Step 2. All expected counts ≥ 5 (smallest is $13.3$).
Step 3. Sum $(O_{ij} - E_{ij})^2 / E_{ij}$ across all 12 cells; computation gives roughly $\chi^2 \approx 19.0$.
Step 4. Degrees of freedom: $(3-1)(4-1) = 6$. Critical value at $\alpha = 0.05$ is $12.59$.
Conclusion. Reject homogeneity. Browser preferences are not the same across age groups. (A glance at the table suggests older respondents lean toward Safari and Other, but the chi-square alone doesn't tell you that — residuals do.)
Example 4 · Goodness-of-fit with estimated parameters
You count emails arriving in 60 one-minute windows and want to test whether the counts follow a Poisson distribution. To compute expected counts, you first estimate $\hat\lambda$ from the data — say $\hat\lambda = 2.3$. Bin into categories 0, 1, 2, 3, 4+ (five categories).

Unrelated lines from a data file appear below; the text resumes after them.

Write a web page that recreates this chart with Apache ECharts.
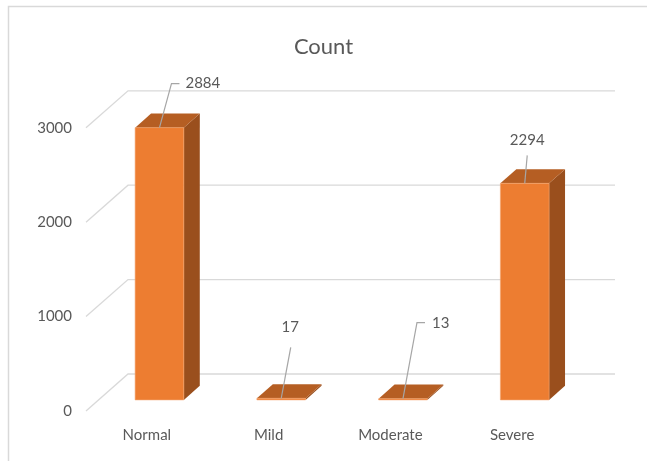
<!DOCTYPE html>
<html>
<head>
<meta charset="utf-8">
<script src="https://cdn.jsdelivr.net/npm/echarts@6/dist/echarts.min.js"></script>
<style>
  html, body { margin: 0; padding: 0; background: #ffffff; }
  #chart { width: 647px; height: 461px; }
</style>
</head>
<body>
<div id="chart"></div>
<script>
// Severity counts
const categories = ['Normal', 'Mild', 'Moderate', 'Severe'];
const counts = [2884, 17, 13, 2294];
const yTicks = [0, 1000, 2000, 3000];

const FONT = '"Liberation Sans Narrow", "Lato", sans-serif';
const TEXT = '#595959';
const GRID_LINE = '#d9d9d9';

// oblique projection of the box depth (pixels, full depth)
const DEPTH = [42, -37];
// bar slab position inside the depth (fractions of DEPTH)
const BAR_FRONT = 0.30;
const BAR_BACK = 0.68;
const BAR_RATIO = 0.40;

const FACE_FRONT = '#ed7d31';
const FACE_TOP = '#b55e23';
const FACE_SIDE = '#9a4f1d';

// leader lines and text anchors, relative to the bar's front-top centre
const labelLayouts = [
  { path: [[0, 0], [12, -44], [20, -44]], text: [26, -44], align: 'left' },
  { path: [[0, 0], [9.5, -51]], text: [9, -71], align: 'center' },
  { path: [[0, 0], [14, -76], [22, -76]], text: [29, -76], align: 'left' },
  { path: [[0, 0], [2.5, -28]], text: [2.5, -43], align: 'center' }
];

const chart = echarts.init(document.getElementById('chart'), null, { renderer: 'canvas' });

function off(p, f) {
  return [p[0] + DEPTH[0] * f, p[1] + DEPTH[1] * f];
}

// back wall gridlines plus the diagonals on the left side wall
function renderGrid(params, api) {
  const cs = params.coordSys;
  const y = api.coord([0, api.value(1)])[1];
  const x0 = cs.x, x1 = cs.x + cs.width;
  return {
    type: 'polyline',
    shape: { points: [[x0, y], off([x0, y], 1), off([x1, y], 1)] },
    style: { stroke: GRID_LINE, lineWidth: 1.3, fill: null },
    silent: true
  };
}

// box-shaped bar: side face, top face, front face
function renderBar(params, api) {
  const i = api.value(0), v = api.value(1);
  const top = api.coord([i, v]);
  const base = api.coord([i, 0]);
  const w = api.size([1, 0])[0] * BAR_RATIO;
  const xl = top[0] - w / 2, xr = top[0] + w / 2;
  const side = [off([xr, base[1]], BAR_FRONT), off([xr, top[1]], BAR_FRONT),
                off([xr, top[1]], BAR_BACK), off([xr, base[1]], BAR_BACK)];
  const topFace = [off([xl, top[1]], BAR_FRONT), off([xr, top[1]], BAR_FRONT),
                   off([xr, top[1]], BAR_BACK), off([xl, top[1]], BAR_BACK)];
  const fl = off([xl, top[1]], BAR_FRONT);
  return {
    type: 'group',
    children: [
      { type: 'polygon', shape: { points: side }, style: { fill: FACE_SIDE } },
      { type: 'polygon', shape: { points: topFace }, style: { fill: FACE_TOP } },
      { type: 'rect', shape: { x: fl[0], y: fl[1], width: w, height: base[1] - top[1] },
        style: { fill: FACE_FRONT, stroke: '#f4a46e', lineWidth: 0.6 } }
    ]
  };
}

// value labels with leader lines
function renderLabel(params, api) {
  const i = api.value(0), v = api.value(1);
  const top = api.coord([i, v]);
  const anchor = off([top[0], top[1]], BAR_FRONT);
  const lay = labelLayouts[i];
  const pts = lay.path.map(p => [anchor[0] + p[0], anchor[1] + p[1]]);
  return {
    type: 'group',
    children: [
      { type: 'polyline', shape: { points: pts },
        style: { stroke: '#a6a6a6', lineWidth: 1.2, fill: null } },
      { type: 'text',
        style: { x: anchor[0] + lay.text[0], y: anchor[1] + lay.text[1], text: String(v),
                 fill: TEXT, font: '15px ' + FONT, align: lay.align, verticalAlign: 'middle' } }
    ]
  };
}

const barData = counts.map((v, i) => [i, v]);

chart.setOption({
  backgroundColor: '#ffffff',
  animation: false,
  title: {
    text: 'Count',
    left: 'center',
    top: 28,
    textStyle: { fontFamily: FONT, fontSize: 22, fontWeight: 'normal', color: TEXT, lineHeight: 28 }
  },
  graphic: [{
    type: 'rect',
    shape: { x: 8.5, y: 6.5, width: 700, height: 500 },
    style: { fill: null, stroke: '#d9d9d9', lineWidth: 1.5 },
    silent: true
  }],
  grid: { left: 86, right: 74, top: 127.8, bottom: 50 },
  xAxis: {
    type: 'category',
    data: categories,
    axisLine: { show: false },
    axisTick: { show: false },
    axisLabel: { color: TEXT, fontFamily: FONT, fontSize: 15, margin: 17 }
  },
  yAxis: {
    type: 'value',
    min: 0,
    max: 3000,
    interval: 1000,
    axisLine: { show: false },
    axisTick: { show: false },
    splitLine: { show: false },
    axisLabel: { color: TEXT, fontFamily: FONT, fontSize: 15, margin: 14,
                 formatter: v => String(v) }
  },
  series: [
    { type: 'custom', z: 1, clip: false, renderItem: renderGrid,
      data: yTicks.map(v => [0, v]), silent: true },
    { type: 'custom', z: 2, clip: false, renderItem: renderBar, data: barData },
    { type: 'custom', z: 3, clip: false, renderItem: renderLabel, data: barData, silent: true }
  ]
});
</script>
</body>
</html>
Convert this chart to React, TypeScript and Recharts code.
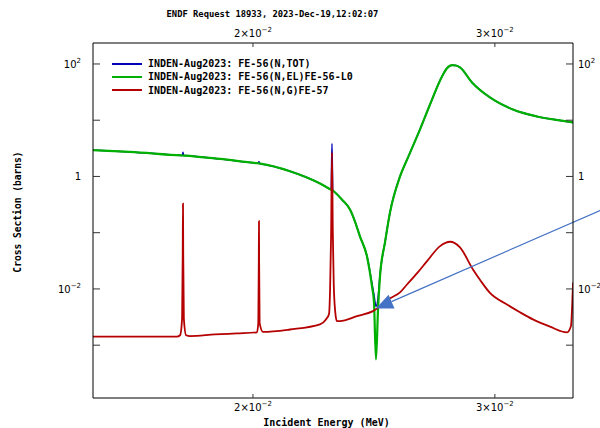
import React from 'react';
import { LineChart, Line, XAxis, YAxis, ReferenceLine, Legend } from 'recharts';

const chartTitle = 'ENDF Request 18933, 2023-Dec-19,12:02:07';
const xTitle = 'Incident Energy (MeV)';
const yTitle = 'Cross Section (barns)';

const seriesNames = [
  'INDEN-Aug2023: FE-56(N,TOT)',
  'INDEN-Aug2023: FE-56(N,EL)FE-56-L0',
  'INDEN-Aug2023: FE-56(N,G)FE-57',
];
const seriesColors = ['#0000b4', '#00b000', '#b40000'];

const xDomain = [0.015296, 0.034198];
const yDomain = [1.15e-4, 236];
const xTicks = [0.02, 0.03];
const xTickLabels = [['2×10', '−2'], ['3×10', '−2']];
const yTicks = [1e-3, 1e-2, 0.1, 1, 10, 100];
const yMajorTicks = [1e-2, 1, 100];
const yMajorLabels = [['10', '−2'], ['1', ''], ['10', '2']];

// (N,TOT)
const totEnergy = [
  0.015296, 0.016272, 0.01774, 0.01777, 0.017786, 0.017802, 0.01783, 0.018924, 0.02016,
  0.020186, 0.020202, 0.020218, 0.02025, 0.02128, 0.021892, 0.022376, 0.02277, 0.0228,
  0.022832, 0.022864, 0.0229, 0.023214, 0.023532, 0.02373, 0.023928, 0.024212, 0.024416,
  0.024498, 0.02458, 0.024664, 0.024746, 0.024954, 0.025164, 0.02559, 0.025936, 0.026462,
  0.02691, 0.027456, 0.027676, 0.02792, 0.028108, 0.028296, 0.028872, 0.029754, 0.030924,
  0.032194, 0.03346, 0.034198,
];
const totXs = [
  2.935, 2.73, 2.365, 2.36, 2.7, 2.355, 2.35, 2.05, 1.715,
  1.71, 1.85, 1.7, 1.69, 1.24, 0.96, 0.751, 0.59, 0.58,
  3.86, 0.563, 0.545, 0.39, 0.259, 0.158, 0.0858, 0.0385, 0.0125,
  0.0078, 0.0049, 0.0068, 0.018, 0.0678, 0.23, 1.0, 2.18, 6.85,
  19.05, 59.9, 83.2, 95.2, 94, 86.7, 46.9, 25.4, 15.5,
  11.66, 9.9, 9.12,
];

// (N,EL)
const elEnergy = [
  0.015296, 0.016272, 0.01774, 0.01777, 0.017786, 0.017802, 0.01783, 0.018924, 0.02016,
  0.020186, 0.020202, 0.020218, 0.02025, 0.02128, 0.021892, 0.022376, 0.02277, 0.0228,
  0.022832, 0.022864, 0.0229, 0.023214, 0.023532, 0.02373, 0.023928, 0.024212, 0.024416,
  0.024498, 0.02458, 0.024664, 0.024746, 0.024954, 0.025164, 0.02559, 0.025936, 0.026462,
  0.02691, 0.027456, 0.027676, 0.02792, 0.028108, 0.028296, 0.028872, 0.029754, 0.030924,
  0.032194, 0.03346, 0.034198,
];
const elXs = [
  2.935, 2.73, 2.365, 2.36, 2.36, 2.355, 2.35, 2.05, 1.715,
  1.71, 1.705, 1.7, 1.69, 1.24, 0.96, 0.751, 0.59, 0.58,
  0.571, 0.563, 0.545, 0.39, 0.259, 0.158, 0.0858, 0.0378, 0.01108,
  0.00575, 0.000558, 0.00432, 0.0167, 0.0671, 0.229, 1.0, 2.18, 6.85,
  19.05, 59.9, 83.2, 95.2, 94, 86.7, 46.9, 25.4, 15.5,
  11.66, 9.9, 9.12,
];

// (N,G)
const ngEnergy = [
  0.015296, 0.01761, 0.0177, 0.01776, 0.017778, 0.017786, 0.017794, 0.017812, 0.01788,
  0.017996, 0.018766, 0.019472, 0.020134, 0.02018, 0.020196, 0.020202, 0.020208, 0.020224,
  0.020338, 0.02128, 0.022376, 0.022602, 0.02272, 0.02276, 0.0228, 0.022832, 0.022864,
  0.0229, 0.02296, 0.02302, 0.023136, 0.023808, 0.024456, 0.025164, 0.02559, 0.025892,
  0.026374, 0.026776, 0.027368, 0.02783, 0.028296, 0.02892, 0.02931, 0.029754, 0.030614,
  0.031288, 0.031978, 0.032904, 0.033854, 0.034082, 0.03415, 0.0342,
];
const ngXs = [
  0.00142, 0.00142, 0.0015, 0.003, 0.04, 0.33, 0.04, 0.003, 0.0015,
  0.00145, 0.00155, 0.00162, 0.00169, 0.0025, 0.03, 0.16, 0.03, 0.0025,
  0.00172, 0.0019, 0.00234, 0.00287, 0.0036, 0.01, 0.1, 2.67, 0.1,
  0.012, 0.0038, 0.00268, 0.00268, 0.00328, 0.00403, 0.0068, 0.0087, 0.012,
  0.0199, 0.0312, 0.0577, 0.069, 0.0547, 0.0222, 0.0137, 0.00849, 0.0053,
  0.00385, 0.00287, 0.00213, 0.001685, 0.00219, 0.005, 0.013,
];

const arrowTail = { x: 0.035786, y: 0.2486 };
const arrowTip = { x: 0.02458, y: 0.0045 };

const toRows = (es: number[], vs: number[]) => es.map((e, i) => ({ e, v: vs[i] }));
const totData = toRows(totEnergy, totXs);
const elData = toRows(elEnergy, elXs);
const ngData = toRows(ngEnergy, ngXs);

const tickFont = { fontFamily: '"DejaVu Sans", sans-serif', fontSize: 10, fill: '#000' };
const monoBold = '"DejaVu Sans Mono", monospace';

const findIdx = (arr: number[], v: number) => arr.findIndex((t) => Math.abs(t - v) / t < 1e-6);

const LeftTick = (props: any) => {
  const { x, y, payload } = props;
  const i = findIdx(yMajorTicks, payload.value);
  return (
    <g>
      <line x1={x} y1={y} x2={x + 7} y2={y} stroke="#333" />
      {i >= 0 && (
        <text x={x - 12} y={y + 4} textAnchor="end" {...tickFont}>
          {yMajorLabels[i][0]}
          {yMajorLabels[i][1] && <tspan dy={-5} fontSize={7}>{yMajorLabels[i][1]}</tspan>}
        </text>
      )}
    </g>
  );
};

const RightTick = (props: any) => {
  const { x, y, payload } = props;
  const i = findIdx(yMajorTicks, payload.value);
  return (
    <g>
      <line x1={x - 7} y1={y} x2={x} y2={y} stroke="#333" />
      {i >= 0 && (
        <text x={x + 5} y={y + 4} textAnchor="start" {...tickFont}>
          {yMajorLabels[i][0]}
          {yMajorLabels[i][1] && <tspan dy={-5} fontSize={7}>{yMajorLabels[i][1]}</tspan>}
        </text>
      )}
    </g>
  );
};

const BottomTick = (props: any) => {
  const { x, y, payload } = props;
  const i = findIdx(xTicks, payload.value);
  return (
    <g>
      <line x1={x} y1={y - 4} x2={x} y2={y} stroke="#333" />
      {i >= 0 && (
        <text x={x} y={y + 13} textAnchor="middle" {...tickFont}>
          {xTickLabels[i][0]}
          <tspan dy={-5} fontSize={7}>{xTickLabels[i][1]}</tspan>
        </text>
      )}
    </g>
  );
};

const TopTick = (props: any) => {
  const { x, y, payload } = props;
  const i = findIdx(xTicks, payload.value);
  return (
    <g>
      <line x1={x} y1={y} x2={x} y2={y + 4} stroke="#333" />
      {i >= 0 && (
        <text x={x} y={y - 6} textAnchor="middle" {...tickFont}>
          {xTickLabels[i][0]}
          <tspan dy={-5} fontSize={7}>{xTickLabels[i][1]}</tspan>
        </text>
      )}
    </g>
  );
};

const ArrowShape = (p: any) => {
  const { x1, y1, x2, y2 } = p;
  const dx = x1 - x2;
  const dy = y1 - y2;
  const len = Math.hypot(dx, dy) || 1;
  const ux = dx / len;
  const uy = dy / len;
  const L = 17;
  const W = 7.5;
  const bx = x2 + ux * L;
  const by = y2 + uy * L;
  const pts = `${x2},${y2} ${bx - uy * W},${by + ux * W} ${bx + uy * W},${by - ux * W}`;
  return (
    <g>
      <line x1={x1} y1={y1} x2={bx} y2={by} stroke="#4472c4" strokeWidth={1.2} />
      <polygon points={pts} fill="#4472c4" />
    </g>
  );
};

const LegendContent = (props: any) => {
  const payload = [...(props.payload || [])].sort(
    (a: any, b: any) => seriesNames.indexOf(a.value) - seriesNames.indexOf(b.value)
  );
  return (
    <div style={{ fontFamily: monoBold, fontWeight: 'bold', fontSize: 10, color: '#000' }}>
      {payload.map((p: any, i: number) => (
        <div key={i} style={{ display: 'flex', alignItems: 'center', height: 13.3, whiteSpace: 'nowrap' }}>
          <svg width={30} height={4} style={{ display: 'block' }}>
            <line x1={0} y1={2} x2={30} y2={2} stroke={p.color} strokeWidth={2} />
          </svg>
          <span style={{ marginLeft: 6 }}>{p.value}</span>
        </div>
      ))}
    </div>
  );
};

export default function App() {
  return (
    <div style={{ position: 'absolute', left: 0, top: 0, width: 600, height: 428, background: '#fff' }}>
      <LineChart width={600} height={428} margin={{ top: 0, right: 0, bottom: 0, left: 0 }}>
        <XAxis
          xAxisId="b"
          dataKey="e"
          type="number"
          scale="log"
          domain={xDomain}
          allowDataOverflow
          ticks={xTicks}
          height={30}
          orientation="bottom"
          axisLine={{ stroke: '#000' }}
          tickLine={false}
          tickSize={0}
          tickMargin={0}
          tick={<BottomTick />}
          interval={0}
        />
        <XAxis
          xAxisId="t"
          dataKey="e"
          type="number"
          scale="log"
          domain={xDomain}
          allowDataOverflow
          ticks={xTicks}
          height={43}
          orientation="top"
          axisLine={{ stroke: '#000' }}
          tickLine={false}
          tickSize={0}
          tickMargin={0}
          tick={<TopTick />}
          interval={0}
        />
        <YAxis
          yAxisId="l"
          type="number"
          scale="log"
          domain={yDomain}
          allowDataOverflow
          ticks={yTicks}
          width={93}
          orientation="left"
          axisLine={{ stroke: '#000' }}
          tickLine={false}
          tickSize={0}
          tickMargin={0}
          tick={<LeftTick />}
          interval={0}
        />
        <YAxis
          yAxisId="r"
          type="number"
          scale="log"
          domain={yDomain}
          allowDataOverflow
          ticks={yTicks}
          width={27}
          orientation="right"
          axisLine={{ stroke: '#000' }}
          tickLine={false}
          tickSize={0}
          tickMargin={0}
          tick={<RightTick />}
          interval={0}
        />
        <Legend
          content={LegendContent}
          layout="vertical"
          verticalAlign="middle"
          align="center"
          wrapperStyle={{ position: 'absolute', left: 112, top: 57, width: 'auto', height: 'auto' }}
        />
        <Line data={totData} dataKey="v" xAxisId="b" yAxisId="l" name={seriesNames[0]} stroke={seriesColors[0]} strokeWidth={1.5} dot={false} type="monotone" isAnimationActive={false} />
        <Line data={elData} dataKey="v" xAxisId="b" yAxisId="l" name={seriesNames[1]} stroke={seriesColors[1]} strokeWidth={2.2} dot={false} type="monotone" isAnimationActive={false} />
        <Line data={ngData} dataKey="v" xAxisId="b" yAxisId="l" name={seriesNames[2]} stroke={seriesColors[2]} strokeWidth={1.8} dot={false} type="monotone" isAnimationActive={false} />
        <ReferenceLine
          xAxisId="b"
          yAxisId="l"
          segment={[arrowTail, arrowTip]}
          ifOverflow="visible"
          shape={ArrowShape}
        />
      </LineChart>
      <div style={{ position: 'absolute', left: 0, top: 9, width: 545, textAlign: 'center', fontFamily: monoBold, fontWeight: 'bold', fontSize: 8.8, lineHeight: '10px', color: '#000', whiteSpace: 'nowrap' }}>
        {chartTitle}
      </div>
      <div style={{ position: 'absolute', left: 0, top: 417, width: 653, textAlign: 'center', fontFamily: monoBold, fontWeight: 'bold', fontSize: 10, lineHeight: '12px', color: '#000', whiteSpace: 'nowrap' }}>
        {xTitle}
      </div>
      <div style={{ position: 'absolute', left: 17.5, top: 212, transform: 'translate(-50%, -50%) rotate(-90deg)', fontFamily: monoBold, fontWeight: 'bold', fontSize: 9.6, lineHeight: '12px', color: '#000', whiteSpace: 'nowrap' }}>
        {yTitle}
      </div>
    </div>
  );
}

Degrees of freedom: $k - 1 - p = 5 - 1 - 1 = 3$.
The minus-1 is for the constraint that $\sum O_i = n$; the additional minus-1 is for the estimated $\hat\lambda$. Skipping this adjustment is the most common mistake in Poisson goodness-of-fit.
Example 5 · Expected counts too small
You classify 40 small businesses across 5 industries and 4 size brackets — a 5×4 table. Total cells: 20. Average count per cell: $40/20 = 2$. Even before computing any statistic, you know the 5-rule will fail badly.
Options. Either merge industries into broader categories (say, manufacturing vs services vs other) to bring expected counts up, or switch to Fisher's exact test if you can keep the categories. Don't just report the chi-square p-value and hope the reviewer doesn't notice.